■ Exercise brief
Everything from the first line of the data through the line with "minimum height=22pt] (son)" is to be echoed exactly, minus the pictures.

■ Material provided
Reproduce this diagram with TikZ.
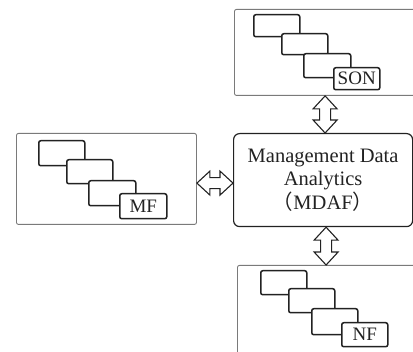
\documentclass[tikz,border=0pt]{standalone}
\usepackage{fontspec}
\setmainfont{Liberation Serif}
\newfontfamily\cjkfont{Noto Sans CJK SC}
\usetikzlibrary{calc}
\definecolor{ink}{HTML}{222222}
\definecolor{framegray}{HTML}{7a7a7a}
\begin{document}
\begin{tikzpicture}[x=1pt,y=-1pt,
 outerbox/.style={draw=framegray, line width=0.9pt, rounded corners=2pt, inner sep=0pt, anchor=north west},
 card/.style={draw=ink, line width=1.5pt, rounded corners=2pt, fill=white, inner sep=0pt, anchor=north west, minimum width=46pt, minimum height=23pt},
 tag/.style={card, font=\fontsize{19}{19}\selectfont, text=ink},
 mainbox/.style={draw=ink, line width=1.2pt, rounded corners=6pt, inner sep=0pt, align=center, text=ink, anchor=north west, font=\fontsize{20.5}{23.5}\selectfont},
 blockarrow/.style={draw=ink, line width=1.1pt, fill=white, line join=miter}]
\useasboundingbox (0,0) rectangle (413,352);
\clip (0,0) rectangle (413,352);

% top group (SON)
\node[outerbox, minimum width=190pt, minimum height=86pt] (sonbox) at (234,9) {};
\node[card, minimum height=22pt] (son1) at (253,14) {};
\node[card, minimum height=21pt] (son2) at (281,33) {};
\node[card, minimum width=47pt, minimum height=24pt] (son3) at (303,53) {};
\node[tag, minimum height=22pt] (son) at (333,67) {SON};

% left group (MF)
\node[outerbox, minimum width=180pt, minimum height=91pt] (mfbox) at (16,133) {};
\node[card, minimum height=25pt] (mf1) at (38,140) {};
\node[card, minimum height=24pt] (mf2) at (66,159) {};
\node[card, minimum width=47pt, minimum height=25pt] (mf3) at (88,180) {};
\node[tag, minimum width=47pt, minimum height=25pt] (mf) at (119,193) {MF};

% bottom group (NF)
\node[outerbox, minimum width=190pt, minimum height=100pt] (nfbox) at (237,265) {};
\node[card, minimum height=24pt] (nf1) at (260,270) {};
\node[card, minimum height=24pt] (nf2) at (288,288) {};
\node[card, minimum height=26pt] (nf3) at (311,308) {};
\node[tag, minimum height=24pt] (nf) at (341,322) {NF};

% central box
\node[mainbox, minimum width=179pt, minimum height=93pt] (mdaf) at (233,133)
 {Management Data\\Analytics\\{\cjkfont （}MDAF{\cjkfont ）}};

% top double arrow
\draw[blockarrow] let \p1=(sonbox.south), \p2=([xshift=2pt]mdaf.north) in
 (\x2,\y1) -- (\x2+12pt,\y1-13pt) -- (\x2+5.5pt,\y1-13pt) -- (\x2+5.5pt,\y2+13pt)
 -- (\x2+12pt,\y2+13pt) -- (\x2,\y2) -- (\x2-12pt,\y2+13pt) -- (\x2-5.5pt,\y2+13pt)
 -- (\x2-5.5pt,\y1-13pt) -- (\x2-12pt,\y1-13pt) -- cycle;

% bottom double arrow
\draw[blockarrow] let \p1=([xshift=3pt]mdaf.south), \p2=(nfbox.north) in
 (\x1,\y1) -- (\x1+12pt,\y1-13pt) -- (\x1+5.5pt,\y1-13pt) -- (\x1+5.5pt,\y2+13pt)
 -- (\x1+12pt,\y2+13pt) -- (\x1,\y2) -- (\x1-12pt,\y2+13pt) -- (\x1-5.5pt,\y2+13pt)
 -- (\x1-5.5pt,\y1-13pt) -- (\x1-12pt,\y1-13pt) -- cycle;

% horizontal double arrow
\draw[blockarrow] let \p1=(mfbox.east), \p2=([yshift=-3pt]mdaf.west) in
 (\x1,\y2) -- (\x1+13pt,\y2+12pt) -- (\x1+13pt,\y2+5.5pt) -- (\x2-13pt,\y2+5.5pt)
 -- (\x2-13pt,\y2+12pt) -- (\x2,\y2) -- (\x2-13pt,\y2-12pt) -- (\x2-13pt,\y2-5.5pt)
 -- (\x1+13pt,\y2-5.5pt) -- (\x1+13pt,\y2-12pt) -- cycle;
\end{tikzpicture}
\end{document}
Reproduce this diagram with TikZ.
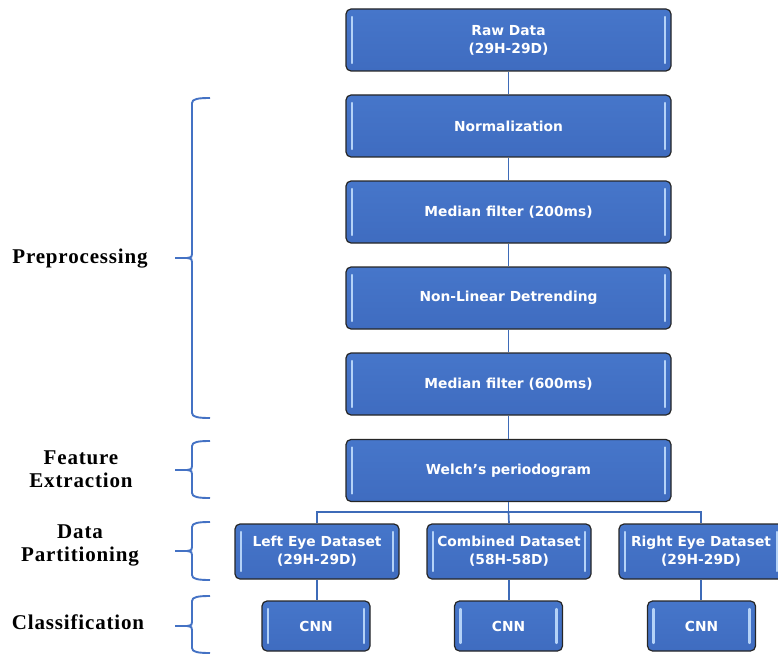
\documentclass[tikz,border=0pt]{standalone}
\usepackage{fontspec}
\setmainfont{Liberation Serif}[LetterSpace=4]
\newfontfamily\boxfontfam{DejaVu Sans}
\usetikzlibrary{calc}
\definecolor{boxblue}{HTML}{4676CA}
\definecolor{boxblue2}{HTML}{3F6CC0}
\definecolor{gloss}{HTML}{B4D2F7}
\definecolor{connblue}{HTML}{3E6BB8}
\definecolor{braceblue}{HTML}{4472C4}
\newcommand\boxfont{\boxfontfam\bfseries\fontsize{13.8}{18}\selectfont}
\newcommand\labfont{\bfseries\fontsize{21}{23}\selectfont}
\newcommand\mybrace[3]{%
  \draw[brace] (210,#1) .. controls (198,#1) and (192,{#1+1}) .. (192,{#1+5})
     -- (192,{#2-4}) .. controls (192,{#2-1}) .. (187,#2)
     .. controls (192,{#2+1}) .. (192,{#2+4})
     -- (192,{#3-5}) .. controls (192,{#3-1}) and (198,#3) .. (210,#3);
  \draw[brace] (175,#2) -- (188,#2);}
\tikzset{
  box/.style={draw=black!85, line width=1.2pt, rounded corners=5pt,
    top color=boxblue, bottom color=boxblue2, text=white, font=\boxfont,
    align=center, inner sep=0pt,
    path picture={
      \draw[gloss, line width=2.2pt, line cap=round]
        ([xshift=6pt,yshift=-8pt]path picture bounding box.north west) --
        ([xshift=6pt,yshift=8pt]path picture bounding box.south west);
      \draw[gloss, line width=2.2pt, line cap=round]
        ([xshift=-6pt,yshift=-8pt]path picture bounding box.north east) --
        ([xshift=-6pt,yshift=8pt]path picture bounding box.south east);
    }},
  mainbox/.style={box, minimum width=325pt, minimum height=62pt},
  databox/.style={box, minimum width=164pt, minimum height=55pt},
  cnnbox/.style={box, minimum width=108pt, minimum height=50pt},
  conn/.style={draw=connblue, line width=1.7pt},
  brace/.style={draw=braceblue, line width=1.9pt},
  lab/.style={font=\labfont, align=center, text=black, inner sep=0pt}
}
\begin{document}
\begin{tikzpicture}[x=1pt,y=-1pt]
\useasboundingbox (0,0) rectangle (778,655);
% main column
\node[mainbox] (raw) at (508.5,40) {Raw Data\\(29H-29D)};
\node[mainbox] (norm) at (508.5,126) {Normalization};
\node[mainbox] (med1) at (508.5,212) {Median filter (200ms)};
\node[mainbox] (detr) at (508.5,298) {Non-Linear Detrending};
\node[mainbox] (med2) at (508.5,384) {Median filter (600ms)};
\node[mainbox] (welch) at (508.5,470.5) {Welch’s periodogram};
% datasets
\node[databox] (left) at (317,551.5) {Left Eye Dataset\\(29H-29D)};
\node[databox] (comb) at (509,551.5) {Combined Dataset\\(58H-58D)};
\node[databox] (right) at (701,551.5) {Right Eye Dataset\\(29H-29D)};
% CNN
\node[cnnbox] (cnnl) at (316,626) {CNN};
\node[cnnbox] (cnnc) at (508.5,626) {CNN};
\node[cnnbox] (cnnr) at (701.5,626) {CNN};
% connectors
\draw[conn] (raw) -- (norm);
\draw[conn] (norm) -- (med1);
\draw[conn] (med1) -- (detr);
\draw[conn] (detr) -- (med2);
\draw[conn] (med2) -- (welch);
\coordinate (split) at (508.5,512);
\draw[conn] (welch.south) -- (split);
\draw[conn] (left.north) |- (split) -| (right.north);
\draw[conn] (split) -- (comb.north);
\draw[conn] (left) -- (left|-cnnl.north);
\draw[conn] (comb) -- (comb|-cnnc.north);
\draw[conn] (right) -- (right|-cnnr.north);
% braces
\mybrace{98}{258}{418}
\mybrace{441}{470}{498}
\mybrace{522}{551}{580}
\mybrace{596}{626}{653}
% labels
\node[lab] (pre) at (80,259) {Preprocessing};
\node[lab] (feat) at (81,469) {Feature\\Extraction};
\node[lab] (part) at (80,545) {Data\\Partitioning};
\node[lab] (cls) at (78,622) {Classification};
\end{tikzpicture}
\end{document}
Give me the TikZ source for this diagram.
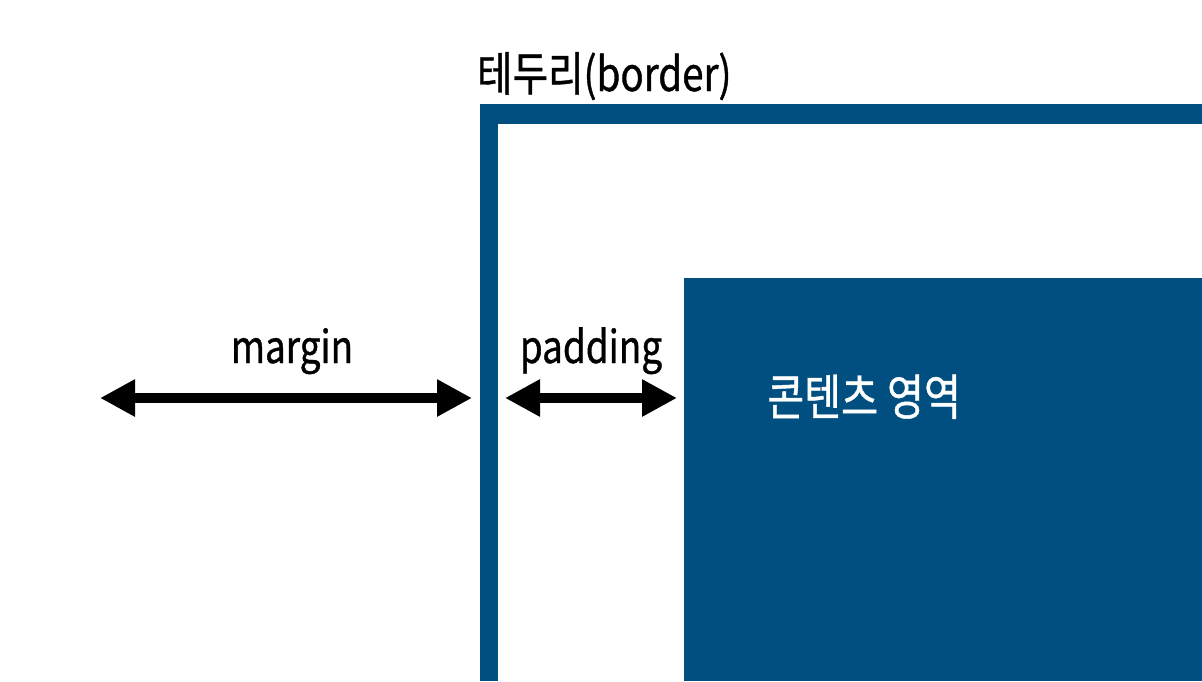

■ Complete answer
Reproduce this diagram with TikZ.
\documentclass[tikz,border=0pt]{standalone}
\usepackage{fontspec}
\setmainfont{Liberation Serif}
\newfontfamily\cjkfont{Noto Sans CJK SC}
\usetikzlibrary{calc}
\definecolor{ink}{HTML}{222222}
\definecolor{framegray}{HTML}{7a7a7a}
\begin{document}
\begin{tikzpicture}[x=1pt,y=-1pt,
 outerbox/.style={draw=framegray, line width=0.9pt, rounded corners=2pt, inner sep=0pt, anchor=north west},
 card/.style={draw=ink, line width=1.5pt, rounded corners=2pt, fill=white, inner sep=0pt, anchor=north west, minimum width=46pt, minimum height=23pt},
 tag/.style={card, font=\fontsize{19}{19}\selectfont, text=ink},
 mainbox/.style={draw=ink, line width=1.2pt, rounded corners=6pt, inner sep=0pt, align=center, text=ink, anchor=north west, font=\fontsize{20.5}{23.5}\selectfont},
 blockarrow/.style={draw=ink, line width=1.1pt, fill=white, line join=miter}]
\useasboundingbox (0,0) rectangle (413,352);
\clip (0,0) rectangle (413,352);

% top group (SON)
\node[outerbox, minimum width=190pt, minimum height=86pt] (sonbox) at (234,9) {};
\node[card, minimum height=22pt] (son1) at (253,14) {};
\node[card, minimum height=21pt] (son2) at (281,33) {};
\node[card, minimum width=47pt, minimum height=24pt] (son3) at (303,53) {};
\node[tag, minimum height=22pt] (son) at (333,67) {SON};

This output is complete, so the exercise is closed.